If the enable_ext_func_pred_pushdown
variable is set to true, the function conditions in the WHERE
clause are also pushed down to the external data source. Only MySQL supports the feature. If functions that are not supported by MySQL are used, you can set this parameter to false. ApsaraDB for SelectDB automatically identifies some functions that are not supported by MySQL and filters conditions to be pushed down. You can query a specific statement by executing the EXPLAIN statement.

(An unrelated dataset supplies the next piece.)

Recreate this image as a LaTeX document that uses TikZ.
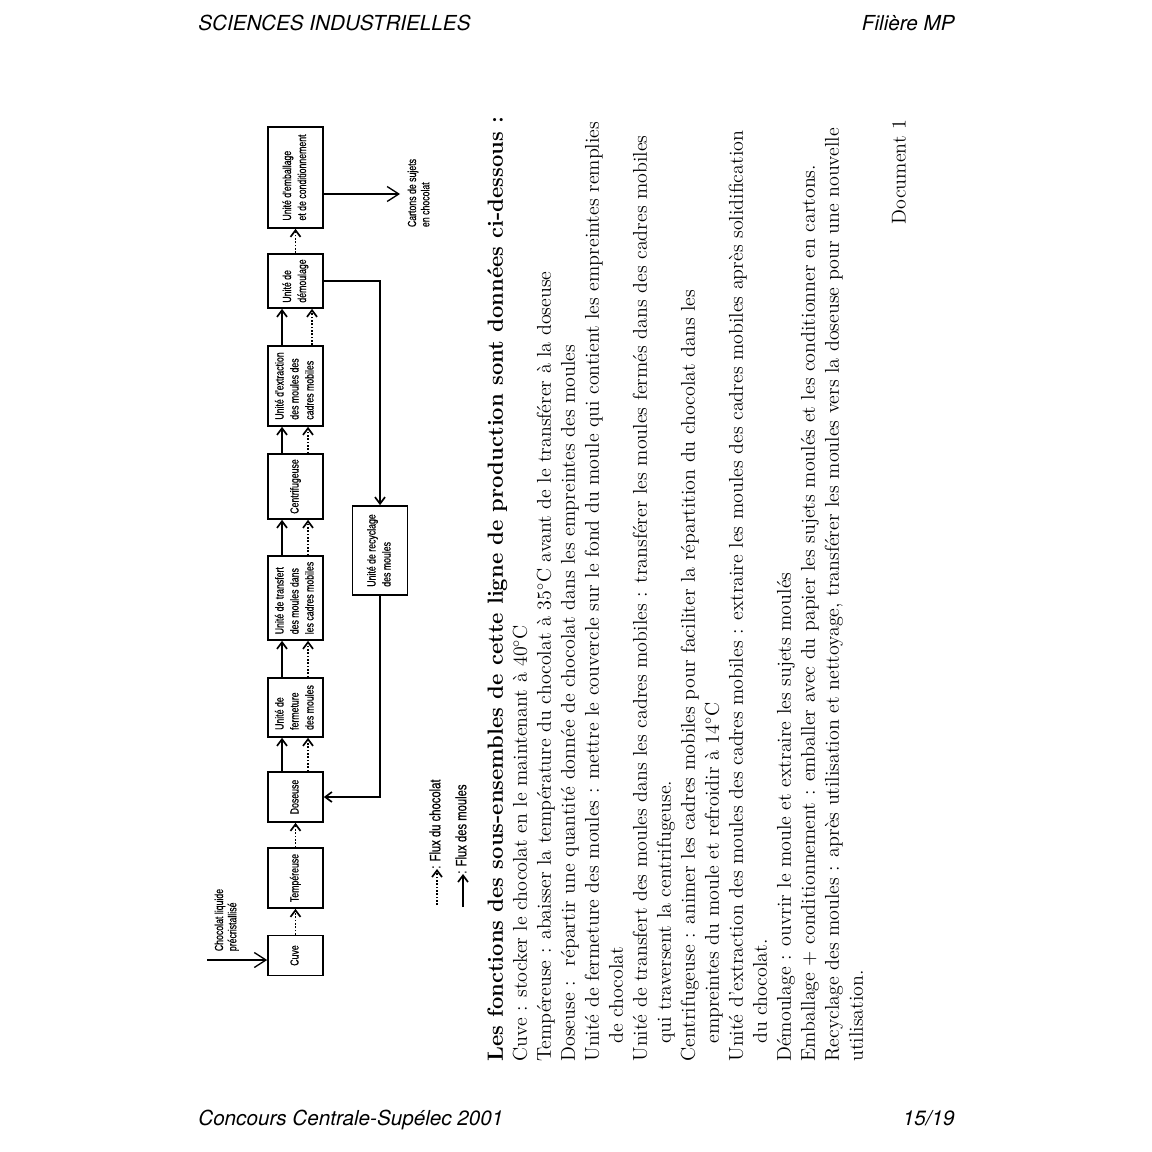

The following functions cannot be pushed down: DATE_TRUNC
and MONEY_FORMAT
.
Line limit
If a query statement contains the LIMIT keyword, ApsaraDB for SelectDB converts the query statement into statements that meet semantic requirements of different data sources.
Write data
After you create a JDBC catalog in ApsaraDB for SelectDB, you can directly write data by executing the INSERT INTO
statement, write the query results to the JDBC catalog, or import data from one JDBC catalog to another JDBC catalog.
Example
INSERT INTO mysql_catalog.mysql_database.mysql_table VALUES(1, "doris");
INSERT INTO mysql_catalog.mysql_database.mysql_table SELECT * FROM table;
Transaction
ApsaraDB for SelectDB imports data to a JDBC catalog in batches. If the import process is interrupted, you may need to roll back the imported data. Therefore, JDBC catalogs support data import transactions. You can enable the transaction feature by setting the enable_odbc_transcation
parameter to TRUE.
SET enable_odbc_transcation = TRUE;
Transactions ensure the atomicity of data import from external JDBC tables, but reduce the data import performance. You can enable this feature based on your business requirements.